Having played in the Champions League for Real this season, Morientes is ineligible for Liverpool’s clash with Bayer Leverkusen next month but is nonetheless keen to focus on a new chapter in his career.

“Not being able to play in the Champions League is a shame,” he said. “But I probably wouldn’t have played much had I stayed [in Madrid]. Now I have to help Liverpool qualify to play next year.

“I am going with hope and promise I will work like any other player and try to make the club greater than it already is, although bearing in mind their history, that is not going to be easy.”

He prefers to remember the good times rather than the more recent frustrations at the most successful club in European football history. He said: “The last six months have not been a good time for me. If you decide to go in mid-season it is because something is not working. I had no option other than to tell the club what I thought and hope they would accept my decision.

“I had several offers but I think the best for me and my family was Liverpool’s. I am happy for that reason, but sad because it has been eight years here at Madrid and I will never forget them. I am grateful the club have accepted my wishes to go to Liverpool rather than other better offers they could have had. All I can say is thanks to all the clubs who were interested.

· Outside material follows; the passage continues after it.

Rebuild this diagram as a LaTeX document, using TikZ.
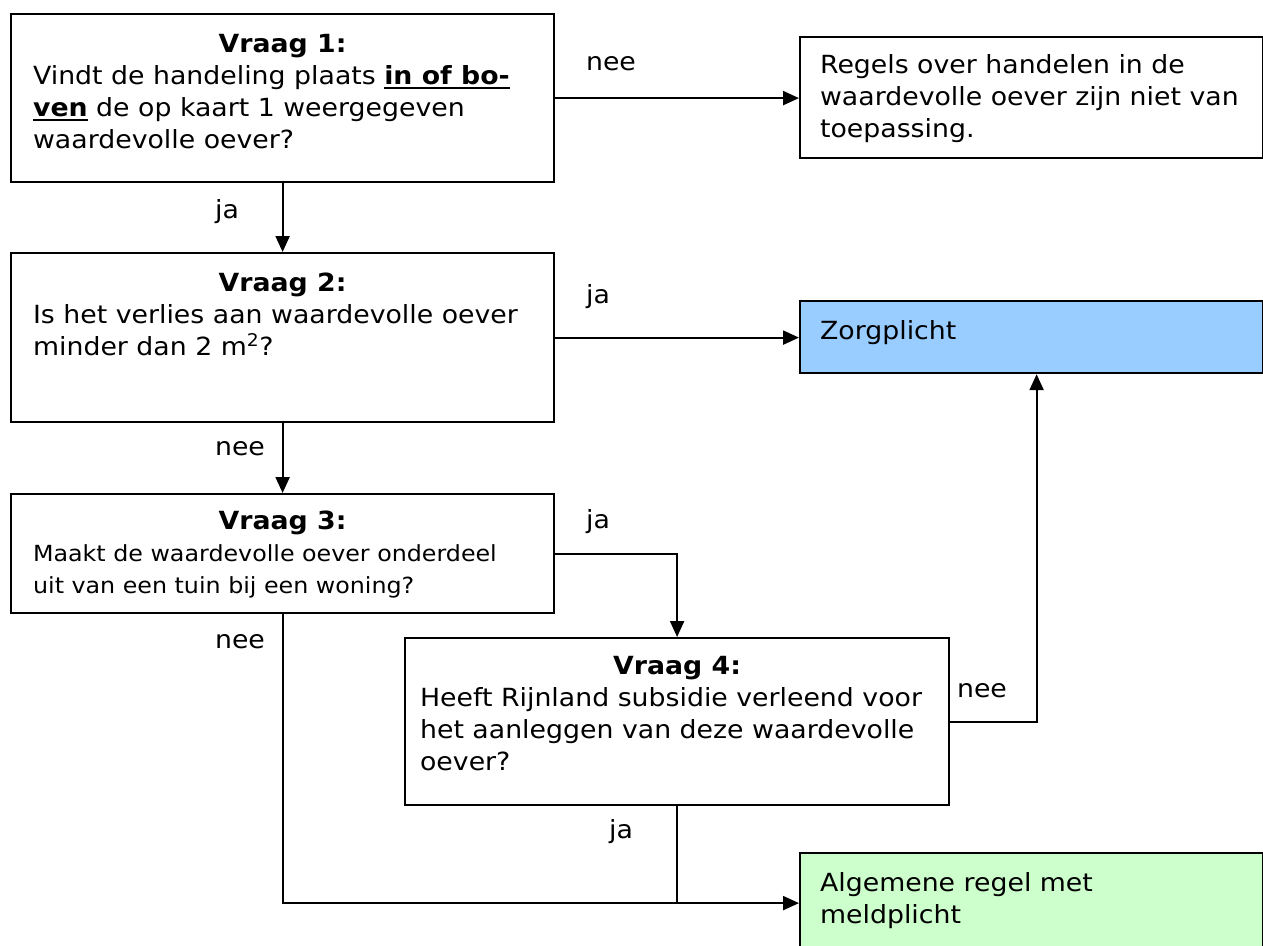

“One of them was Lyon but when their offer came in I had given my word to Liverpool. The Lyon offer came later and I had made my decision. I wanted to go to England.”

Morientes admitted he might have been better advised to have left Real even sooner.

He said: “I am not sorry about anything I have done here, although maybe it would have been better to leave at the start of the season.

“But I want to thank the club. They have given me almost everything in the eight years I have been here and all I can do is thank them.

“I am very proud of having played here [with Real]. I am going after having won a lot of titles and that is important.”